O tribunal fez ressalvas, no sentido de deixar claro que a repressão contra essas condutas não restringe o exercício de liberdade religiosa. Ou seja: fiéis, pastores e líderes religiosos têm assegurado o direito de pregar suas convicções, desde que essas manifestações não se convertam em discursos de ódio, incitando hostilidade ou a violência contra a comunidade LGBT. 

Por exemplo: um pastor pode dizer que a homossexualidade é pecado, mas se defender a violência contra homossexuais essa conduta pode agora ser enquadrada como crime de racismo. 

A legislação sobre racismo prevê penas de um a até cinco anos de reclusão para quem negar emprego, ou impedir acesso ou recusar atendimento em hotel, restaurantes, bares, estabelecimentos comerciais ou impedir o casamento ou convivência familiar e social para pessoas por conta de raça ou cor.

A decisão do STF, considerada histórica por integrantes da Corte servirá de baliza para orientar decisões judiciais nas diversas instâncias do país. Ao todo, o tribunal dedicou seis sessões plenárias para discutir o tema, no julgamento mais longo ocorrido até aqui durante a presidência do ministro Dias Toffoli que assumiu o comando do tribunal em setembro do ano passado.

"O bom seria que não tivéssemos de enfrentar esse tema em pleno século XXI, no ano de 2019", disse Toffoli, ao dar o último voto na sessão.

A discussão sobre a criminalização da homofobia provocou algumas divergências dentro da Corte. Dos 11 ministros, 10 votaram para declarar omissão do Congresso Nacional ao não ter aprovado até hoje uma lei sobre o tema - o único voto contrário nesse sentido foi o do ministro Marco Aurélio. Quanto à criminalização, 8 magistrados votaram para que as condutas homofóbicas e transfóbicas sejam enquadradas como racismo - discordaram desse segundo ponto Toffoli, Marco Aurélio e Ricardo Lewandowski.

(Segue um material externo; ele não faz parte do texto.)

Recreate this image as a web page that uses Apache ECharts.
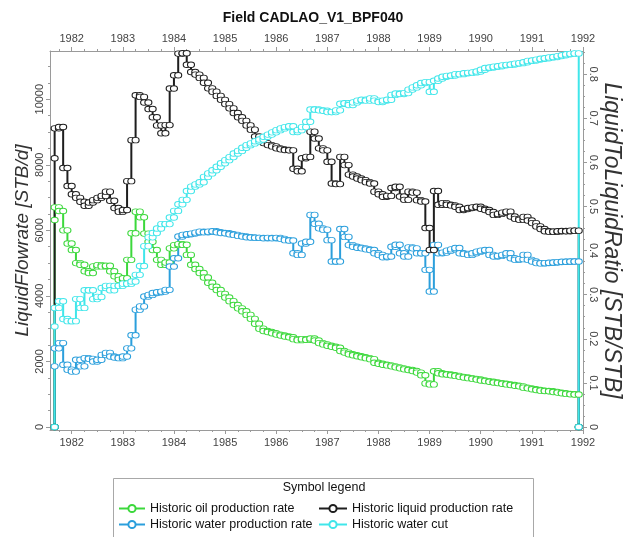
<!DOCTYPE html>
<html><head><meta charset="utf-8">
<script src="https://cdn.jsdelivr.net/npm/echarts@6/dist/echarts.min.js"></script>
<style>html,body{margin:0;padding:0;background:#fff}#c{width:626px;height:537px}</style>
</head><body><div id="c"></div>
<script>
// ---- data (monthly historic rates, first month Sep 1981) ----
const startYear = 1981, startMonth = 9;
const yearLabels = [1982,1983,1984,1985,1986,1987,1988,1989,1990,1991,1992];
const leftTicks = [0,2000,4000,6000,8000,10000];
const rightTicks = [0,0.1,0.2,0.3,0.4,0.5,0.6,0.7,0.8];
const seriesNames = ['Historic oil production rate','Historic water production rate','Historic liquid production rate','Historic water cut'];
// first reported (partial-period) values at the first date
const oilInitial = 6315, waterInitial = 1850, liquidInitial = 8200, waterCutInitial = 0.228;
const oilRate = [6700,6590,6000,5600,5400,5000,4950,4750,4700,4900,
  4940,4900,4920,4750,4600,4490,4540,5100,5910,6570,
  6400,5900,5650,5400,5100,4950,5020,5450,5550,5580,
  5560,5250,4950,4820,4700,4560,4400,4280,4180,4060,
  3950,3840,3720,3620,3530,3420,3300,3150,3000,2930,
  2900,2860,2820,2790,2760,2740,2680,2650,2680,2660,
  2700,2640,2560,2520,2480,2450,2420,2320,2270,2220,
  2190,2160,2130,2100,2070,1960,1930,1900,1880,1850,
  1820,1790,1760,1740,1710,1660,1580,1330,1300,1700,
  1640,1610,1600,1580,1560,1530,1510,1490,1470,1450,
  1420,1400,1380,1360,1340,1320,1300,1280,1260,1240,
  1200,1180,1150,1130,1110,1100,1090,1070,1050,1030,
  1010,1000,990];
const waterRate = [2400,2560,1900,1750,1690,2050,1850,2100,2080,2000,
  2050,2200,2260,2150,2120,2100,2150,2400,2800,3580,
  3680,3980,4030,4090,4110,4130,4185,4895,5150,5810,
  5860,5880,5900,5930,5960,5940,5960,5970,5940,5920,
  5910,5880,5860,5830,5810,5790,5780,5770,5770,5760,
  5770,5760,5770,5740,5700,5690,5300,5250,5600,5650,
  6470,6200,6060,6020,5700,5050,5050,6040,5800,5550,
  5500,5470,5450,5420,5400,5300,5250,5180,5200,5500,
  5560,5300,5200,5480,5450,5300,5300,4795,4135,5555,
  5300,5320,5380,5420,5460,5300,5280,5250,5300,5350,
  5380,5400,5250,5200,5220,5250,5300,5150,5100,5120,
  5250,5100,5050,5000,4990,5000,5010,5020,5030,5040,
  5040,5050,5050];
const liquidRate = [9110,9150,7900,7350,7100,6990,6870,6750,6850,6920,
  6990,7050,7180,6900,6680,6570,6620,7500,8750,10120,
  10070,9900,9700,9450,9200,8960,9210,10325,10730,11390,
  11400,11050,10830,10750,10650,10500,10330,10230,10100,9980,
  9850,9720,9580,9450,9340,9200,9070,8860,8740,8660,
  8600,8560,8500,8470,8450,8440,7880,7800,8200,8240,
  9010,8800,8500,8440,8090,7430,7410,8240,7990,7700,
  7640,7580,7530,7470,7430,7180,7100,7025,7050,7290,
  7330,7030,6930,7180,7150,6920,6880,6070,5400,7200,
  6780,6830,6780,6760,6720,6620,6650,6680,6700,6720,
  6660,6620,6560,6470,6500,6540,6570,6420,6350,6320,
  6410,6300,6220,6120,6040,5970,5960,5960,5970,5980,
  5970,5990,5990];
const waterCut = [0.27,0.285,0.245,0.24,0.24,0.29,0.27,0.31,0.31,0.29,
  0.295,0.315,0.32,0.31,0.32,0.32,0.325,0.325,0.33,0.345,
  0.365,0.41,0.43,0.44,0.45,0.46,0.46,0.475,0.49,0.505,
  0.515,0.535,0.545,0.55,0.555,0.567,0.575,0.582,0.59,0.598,
  0.605,0.612,0.62,0.626,0.633,0.639,0.643,0.648,0.652,0.658,
  0.663,0.668,0.673,0.677,0.68,0.682,0.669,0.673,0.68,0.692,
  0.72,0.72,0.718,0.717,0.714,0.714,0.718,0.733,0.734,0.73,
  0.736,0.74,0.742,0.74,0.745,0.74,0.737,0.74,0.742,0.753,
  0.756,0.755,0.757,0.765,0.77,0.775,0.78,0.782,0.76,0.785,
  0.79,0.794,0.796,0.797,0.8,0.8,0.802,0.803,0.804,0.806,
  0.81,0.814,0.815,0.817,0.818,0.82,0.821,0.822,0.824,0.825,
  0.827,0.83,0.831,0.833,0.835,0.836,0.838,0.839,0.841,0.843,
  0.845,0.846,0.847];

// ---- month boundaries (decimal years) ----
const bounds = [];
for (let m = 0; m <= oilRate.length; m++) bounds.push(startYear + (startMonth - 1 + m) / 12);

// historic rate as a step curve: value held from start to end of each month
function stepPoints(initial, vals) {
  const pts = [[bounds[0], 0], [bounds[0], initial]];
  vals.forEach((v, m) => { pts.push([bounds[m], v]); pts.push([bounds[m + 1], v]); });
  pts.push([bounds[vals.length], 0]);
  return pts;
}

const FONT = '"Liberation Sans", Arial, sans-serif';
const AX = '#9a9a9a';
const xMin = 1981.576, xMax = 1992;
const yLMin = -91, yLMax = 11470, yRMin = -0.0068, yRMax = 0.8525;

const quarterTicks = [];
for (let y = 1981; y < 1992; y++) for (let q = 1; q < 4; q++) { const v = y + q / 4; if (v > xMin) quarterTicks.push(v); }
const leftMinor = [];
for (let v = 500; v < yLMax; v += 500) if (v % 2000 !== 0) leftMinor.push(v);
const rightMinor = [];
for (let k = 1; k * 0.025 < yRMax; k++) if (k % 4 !== 0) rightMinor.push(+(k * 0.025).toFixed(3));

function xAx(pos, minor) {
  return {
    type: 'value', position: pos, min: xMin, max: xMax, gridIndex: 0,
    axisLine: { show: !minor, onZero: false, lineStyle: { color: AX, width: 1 } },
    axisTick: { show: true, inside: false, length: minor ? 2 : 4, lineStyle: { color: AX }, customValues: minor ? quarterTicks : yearLabels },
    axisLabel: { show: !minor, customValues: yearLabels, formatter: v => String(Math.round(v)), color: '#444', fontSize: 11, fontFamily: FONT, margin: 7 },
    splitLine: { show: false }
  };
}
function yAx(pos, minor, mn, mx, ticks, minorTicks, extra) {
  return Object.assign({
    type: 'value', position: pos, min: mn, max: mx,
    axisLine: { show: !minor, onZero: false, lineStyle: { color: AX, width: 1 } },
    axisTick: { show: true, length: minor ? 2 : 4, lineStyle: { color: AX }, customValues: minor ? minorTicks : ticks },
    axisLabel: { show: !minor, customValues: ticks, color: '#444', fontSize: 11, fontFamily: FONT, margin: 5 },
    splitLine: { show: false }
  }, extra || {});
}

const colors = { oil: '#3cd83c', water: '#2b9fdc', liquid: '#1e1e1e', wcut: '#40e6ea' };
function ser(name, color, yIdx, pts, lw) {
  return {
    name, type: 'line', xAxisIndex: 0, yAxisIndex: yIdx, data: pts,
    symbol: 'circle', symbolSize: [7, 5.5], showAllSymbol: true,
    itemStyle: { color: '#ffffff', borderColor: color, borderWidth: 1 },
    lineStyle: { color: color, width: lw },
    emphasis: { disabled: true }, animation: false
  };
}

const chart = echarts.init(document.getElementById('c'), null, { renderer: 'canvas' });
chart.setOption({
  backgroundColor: '#ffffff',
  animation: false,
  title: { text: 'Field CADLAO_V1_BPF040', left: 'center', top: 6, textStyle: { fontFamily: FONT, fontWeight: 'bold', fontSize: 14, color: '#111' } },
  grid: { left: 50, right: 43, top: 51, bottom: 107, containLabel: false, outerBoundsMode: 'none' },
  xAxis: [xAx('bottom', false), xAx('top', false), xAx('bottom', true), xAx('top', true)],
  yAxis: [
    yAx('left', false, yLMin, yLMax, leftTicks, null, {
      name: 'LiquidFlowrate [STB/d]', nameLocation: 'middle', nameGap: 18, nameMoveOverlap: false,
      nameTextStyle: { fontFamily: FONT, fontStyle: 'italic', fontSize: 19, color: '#333' },
      axisLabel: { show: true, customValues: leftTicks, formatter: v => String(v), rotate: 90, color: '#444', fontSize: 11, fontFamily: FONT, margin: 5 }
    }),
    yAx('right', false, yRMin, yRMax, rightTicks, null, {
      name: 'LiquidToLiquidRatio [STB/STB]', nameLocation: 'middle', nameGap: 17, nameRotate: -90, nameMoveOverlap: false,
      nameTextStyle: { fontFamily: FONT, fontStyle: 'italic', fontSize: 23, color: '#333' },
      axisLabel: { show: true, customValues: rightTicks, formatter: v => String(v), rotate: -90, color: '#444', fontSize: 11, fontFamily: FONT, margin: 5 }
    }),
    yAx('left', true, yLMin, yLMax, leftTicks, leftMinor),
    yAx('right', true, yRMin, yRMax, rightTicks, rightMinor)
  ],
  legend: [
    { data: [seriesNames[0], seriesNames[1]], orient: 'vertical', left: 118, top: 502, itemGap: 3, itemWidth: 26, itemHeight: 9, padding: 0, selectedMode: false,
      textStyle: { fontFamily: FONT, fontSize: 12.5, color: '#111' } },
    { data: [seriesNames[2], seriesNames[3]], orient: 'vertical', left: 318, top: 502, itemGap: 3, itemWidth: 28, itemHeight: 9, padding: 0, selectedMode: false,
      textStyle: { fontFamily: FONT, fontSize: 12.5, color: '#111' } }
  ],
  graphic: [
    { type: 'rect', shape: { x: 113.5, y: 478.5, width: 420, height: 80 }, style: { fill: 'none', stroke: '#a8a8a8', lineWidth: 1 }, z: -1 },
    { type: 'text', x: 324, y: 488, style: { text: 'Symbol legend', fontFamily: FONT, fontSize: 12.5, fill: '#111', textAlign: 'center', textVerticalAlign: 'middle' } }
  ],
  series: [
    ser(seriesNames[0], colors.oil, 0, stepPoints(oilInitial, oilRate), 2),
    ser(seriesNames[1], colors.water, 0, stepPoints(waterInitial, waterRate), 2),
    ser(seriesNames[2], colors.liquid, 0, stepPoints(liquidInitial, liquidRate), 2),
    ser(seriesNames[3], colors.wcut, 1, stepPoints(waterCutInitial, waterCut), 2)
  ]
});
</script></body></html>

Ao abrir uma divergência parcial dos colegas, Lewandowski disse que causa "repugnância" as condutas preconceituosas de qualquer tipo, mas observou que apenas o Congresso Nacional poderia criminalizar a homofobia. "A Carta Magna é clara: apenas a lei, em sentido formal, pode criminalizar uma conduta", afirmou.

Homofobia como racismo

Relator de uma das ações sobre a criminalização da homofobia, o ministro Celso de Mello utilizou um precedente de um caso julgado pelo próprio STF, em 2003. Na ocasião, o Supremo manteve a condenação do editor Siegfried Ellwanger por crime de racismo devido à publicação de livros que discriminavam judeus. Tanto naquela época, quanto agora, o tribunal avaliou que o racismo é um conceito amplo, de dimensão social, que não se limita a questões de cor ou raça.

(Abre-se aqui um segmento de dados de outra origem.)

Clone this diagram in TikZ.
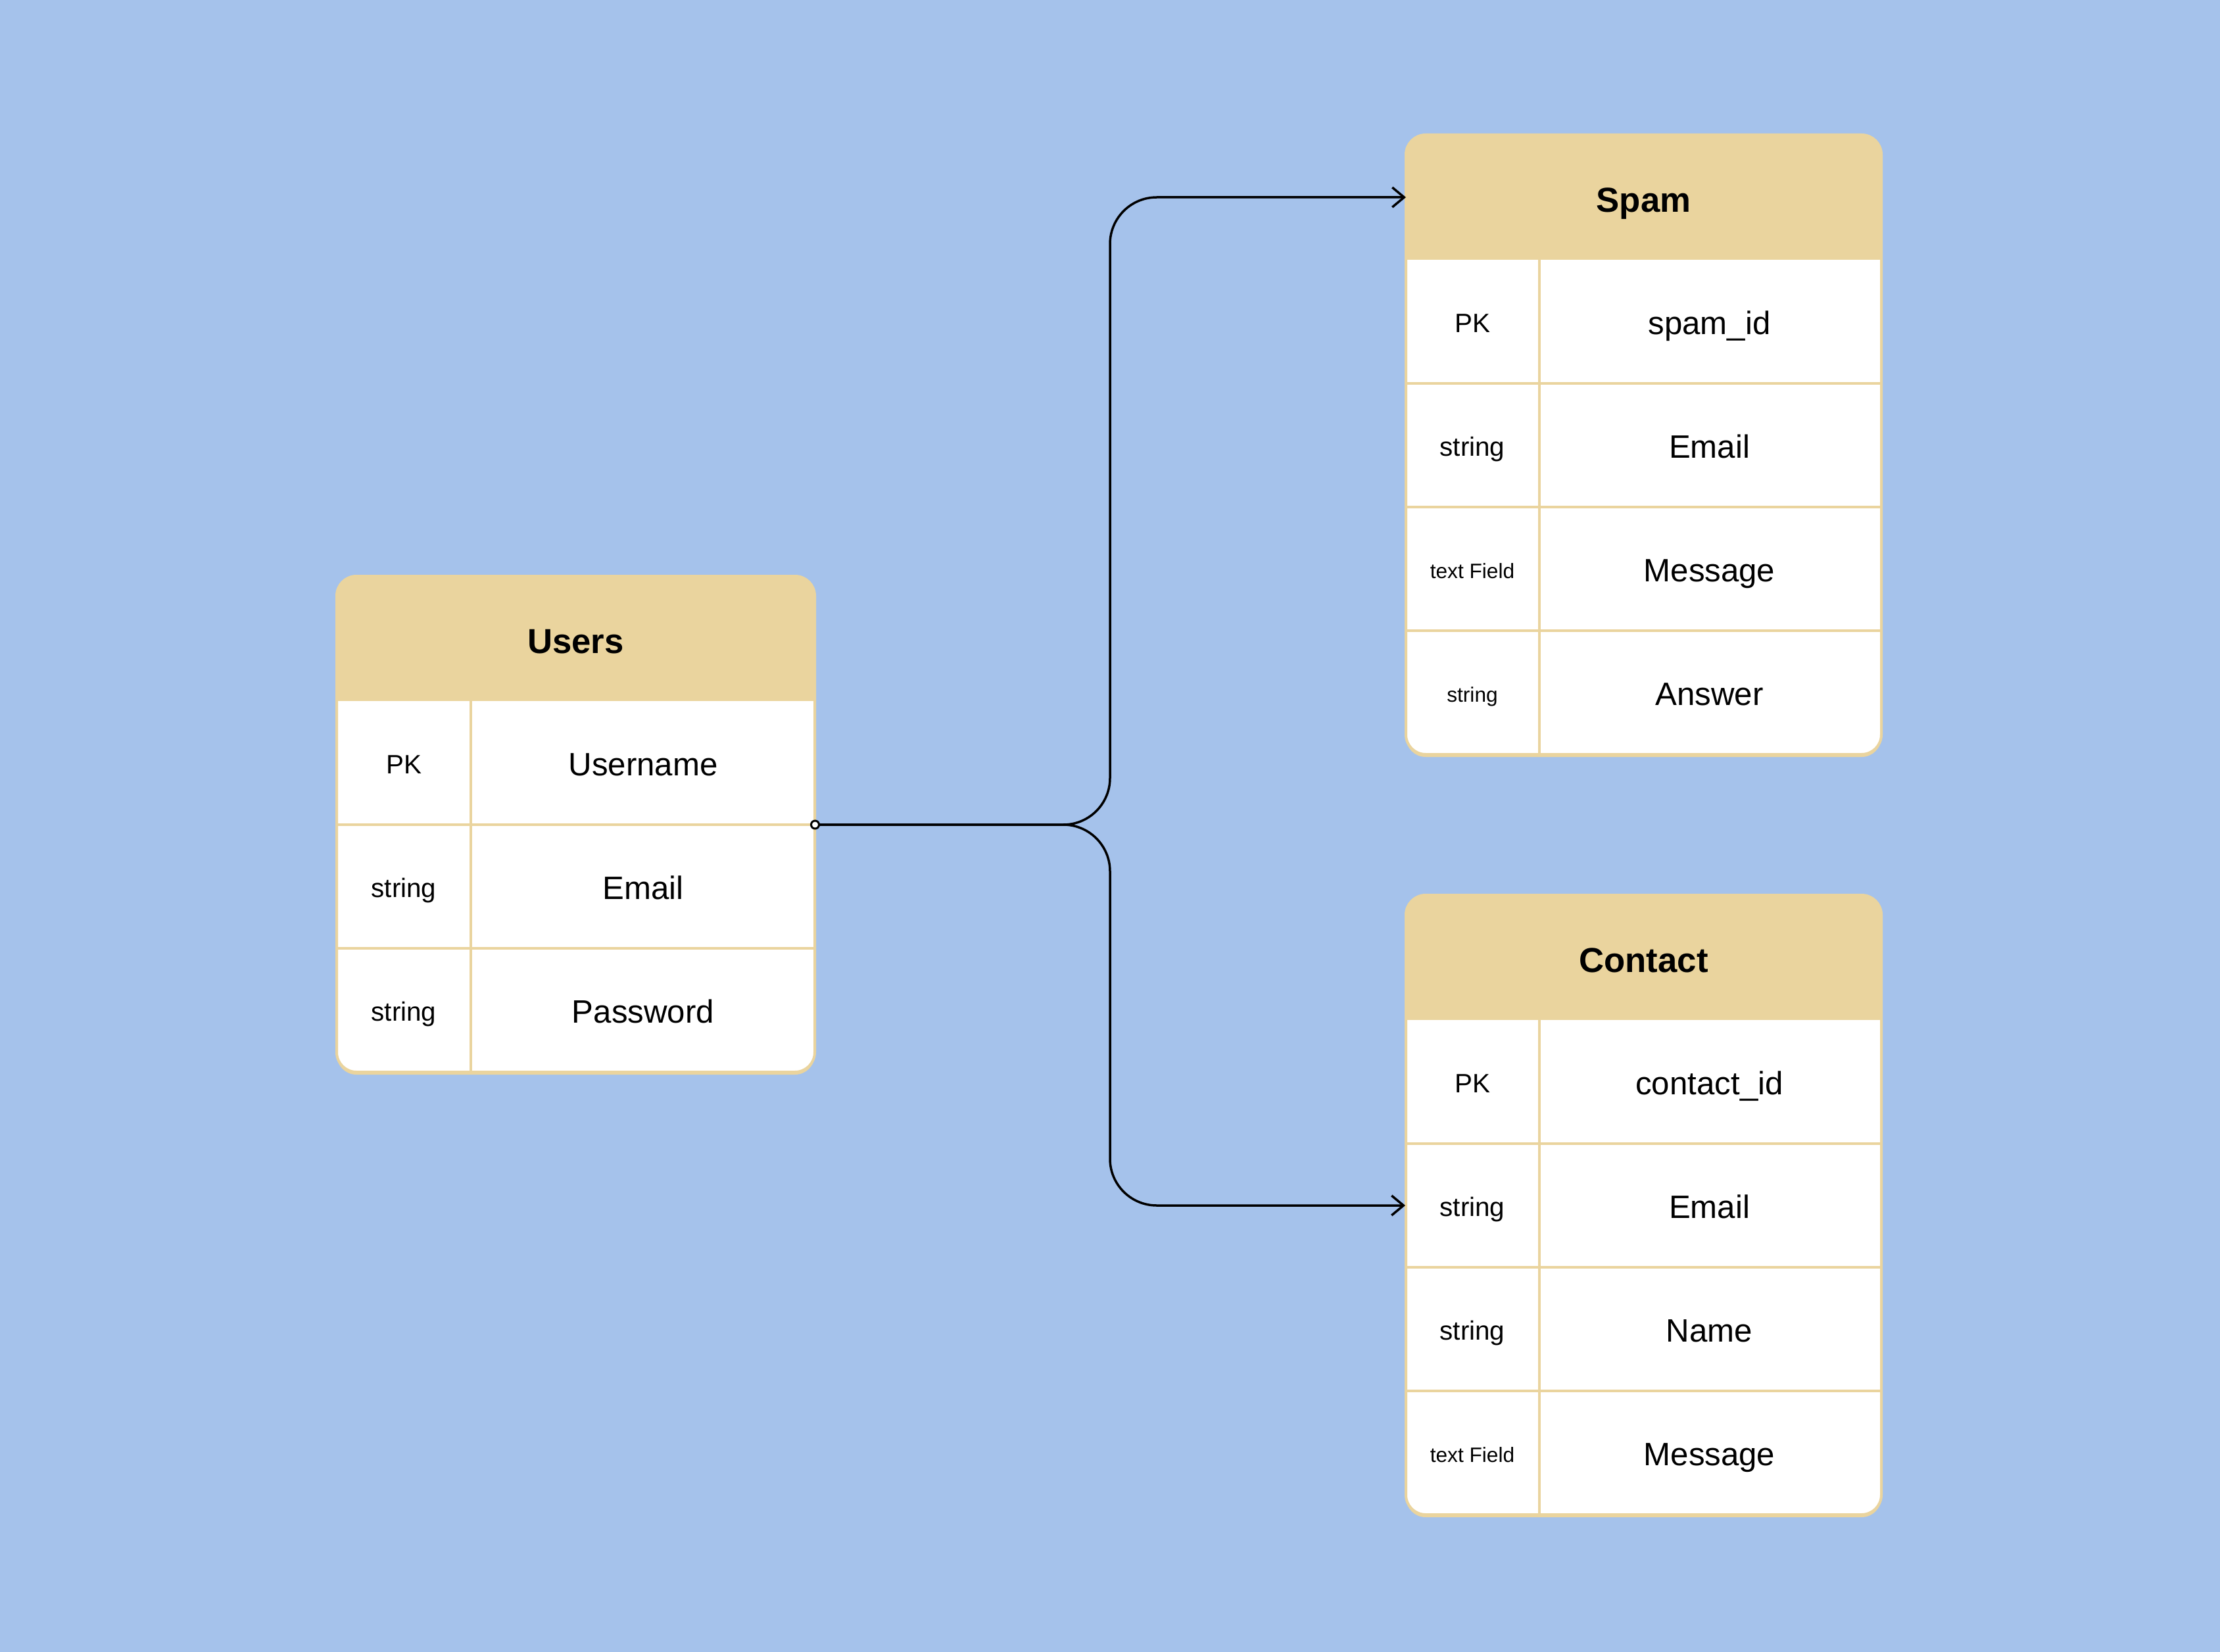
\documentclass[tikz,border=0pt]{standalone}
\usepackage{fontspec}
\setmainfont{Liberation Sans}
\usetikzlibrary{arrows.meta}
\definecolor{bgblue}{HTML}{A5C2EB}
\definecolor{hdtan}{HTML}{EAD49E}
\begin{document}
\begin{tikzpicture}[x=0.1mm,y=-0.1mm,
		title/.style={minimum width=72.7mm,minimum height=19mm,inner sep=0pt,outer sep=0pt,
			font=\bfseries\fontsize{15}{18}\selectfont,text height=12.8pt,text depth=0pt},
		typ/.style={minimum width=20.4mm,minimum height=18.8mm,inner sep=0pt,outer sep=0pt,
			font=\fontsize{11.5}{14}\selectfont,text height=9.6pt,text depth=0pt},
		typs/.style={typ,font=\fontsize{9}{11}\selectfont,text height=8.1pt},
		fld/.style={minimum width=52.3mm,minimum height=18.8mm,inner sep=0pt,outer sep=0pt,
			font=\fontsize{14}{17}\selectfont,text height=11.2pt,text depth=0pt},
		grid/.style={draw=hdtan,line width=0.4mm},
		conn/.style={line width=0.35mm,rounded corners=7.1mm,-{Straight Barb[length=1.8mm,width=3mm]}}]
	\fill[bgblue](0,0)rectangle(3376,2512);
	% Users
	\fill[hdtan,rounded corners=3mm](512,880)rectangle(1239,1634);
	\begin{scope}
		\clip[rounded corners=3mm](512,876)rectangle(1239,1630);
		\fill[hdtan](512,876)rectangle(1239,1066);
		\fill[white](512,1066)rectangle(1239,1630);
	\end{scope}
	\node[title,anchor=north west](users)at(512,876){Users};
	\foreach \st/\ty/\fd [count=\i] in {typ/PK/Username,typ/string/Email,typ/string/Password}{
		\node[\st](users-t\i)at(614,{1160+(\i-1)*188}){\ty};
		\node[fld](users-f\i)at(978,{1160+(\i-1)*188}){\fd};
	}
	\draw[grid](users-t1.north east)--(users-t3.south east);
	\foreach \i in {1,2}\draw[grid](users-t\i.south west)--(users-f\i.south east);
	\draw[grid,rounded corners=3mm](512,876)rectangle(1239,1630);
	% Spam
	\fill[hdtan,rounded corners=3mm](2138,209)rectangle(2861,1151);
	\begin{scope}
		\clip[rounded corners=3mm](2138,205)rectangle(2861,1147);
		\fill[hdtan](2138,205)rectangle(2861,395);
		\fill[white](2138,395)rectangle(2861,1147);
	\end{scope}
	\node[title,anchor=north west,minimum width=72.3mm](spam)at(2138,205){Spam};
	\foreach \st/\ty/\fd [count=\i] in {typ/PK/spam\_id,typ/string/Email,typs/text Field/Message,typs/string/Answer}{
		\node[\st](spam-t\i)at(2239,{489+(\i-1)*188}){\ty};
		\node[fld](spam-f\i)at(2599.5,{489+(\i-1)*188}){\fd};
	}
	\draw[grid](spam-t1.north east)--(spam-t4.south east);
	\foreach \i in {1,2,3}\draw[grid](spam-t\i.south west)--(spam-f\i.south east);
	\draw[grid,rounded corners=3mm](2138,205)rectangle(2861,1147);
	% Contact
	\fill[hdtan,rounded corners=3mm](2138,1365)rectangle(2861,2307);
	\begin{scope}
		\clip[rounded corners=3mm](2138,1361)rectangle(2861,2303);
		\fill[hdtan](2138,1361)rectangle(2861,1551);
		\fill[white](2138,1551)rectangle(2861,2303);
	\end{scope}
	\node[title,anchor=north west,minimum width=72.3mm](contact)at(2138,1361){Contact};
	\foreach \st/\ty/\fd [count=\i] in {typ/PK/contact\_id,typ/string/Email,typ/string/Name,typs/text Field/Message}{
		\node[\st](contact-t\i)at(2239,{1645+(\i-1)*188}){\ty};
		\node[fld](contact-f\i)at(2599.5,{1645+(\i-1)*188}){\fd};
	}
	\draw[grid](contact-t1.north east)--(contact-t4.south east);
	\foreach \i in {1,2,3}\draw[grid](contact-t\i.south west)--(contact-f\i.south east);
	\draw[grid,rounded corners=3mm](2138,1361)rectangle(2861,2303);
	% links
	\coordinate(fork)at(1688,1254);
	\draw[conn](users-f1.south east)--(fork)|-(spam.west);
	\draw[conn](users-f1.south east)--(fork)|-(contact-t2.west);
	\draw[line width=0.3mm,fill=white](users-f1.south east)circle(0.6mm);
\end{tikzpicture}
\end{document}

"O conceito de racismo, compreendido em sua dimensão social, projeta-se para além de aspectos estritamente biológicos ou fenotípicos, pois resulta, enquanto manifestação de poder, de uma construção de índole histórico-cultural motivada pelo objetivo de justificar a desigualdade e destinada ao controle ideológico, à dominação política, à subjugação social e à negação da alteridade, da dignidade e da humanidade daqueles que por integrarem grupo vulnerável (LGBTI+), são considerados estranhos e diferentes", disse Celso de Mello. 

Procurado pela reportagem, o presidente da Câmara dos Deputados, Rodrigo Maia (DEM-RJ), criticou a postura do Supremo de enquadrar a homofobia como racismo por conta própria, sem uma lei sobre o tema. "A Câmara aprovou a criminalização da homofobia no final de 2006 e o Senado arquivou. Mesmo que o Congresso não tivesse legislado, na minha opinião, não caberia ao Supremo Tribunal Federal criar tipo penal via interpretação", afirmou Maia, em nota enviada pela assessoria.

"Normalmente, em casos como este, o Supremo determina que o Senado suspenda ou modifique lei considerada inconstitucional, mas pode ser que o STF, na publicação da decisão, determine que os efeitos passem a valer imediatamente. No entanto, mais frequente, é que o Supremo determine ao Senado a expedição de um decreto", afirma João Paulo Martinelli, especialista em direito penal.

Para Anna Júlia Menezes, advogada criminal no Vilela, Silva Gomes e Miranda, a decisão do Supremo e a vigência da legislação são coisas distintas. "Ainda que o Supremo julgue ao tema e decida pela criminalização da homofobia, em equiparação ao crime de racismo, os parlamentares poderão legislar sobre a questão, já que a ideia é que a decisão do STF supra a suposta omissão do Legislativo até que este último se pronuncie", diz Anna.

O presidente do Senado, Davi Alcolumbre (DEM-AP), não havia se manifestado até a publicação deste texto.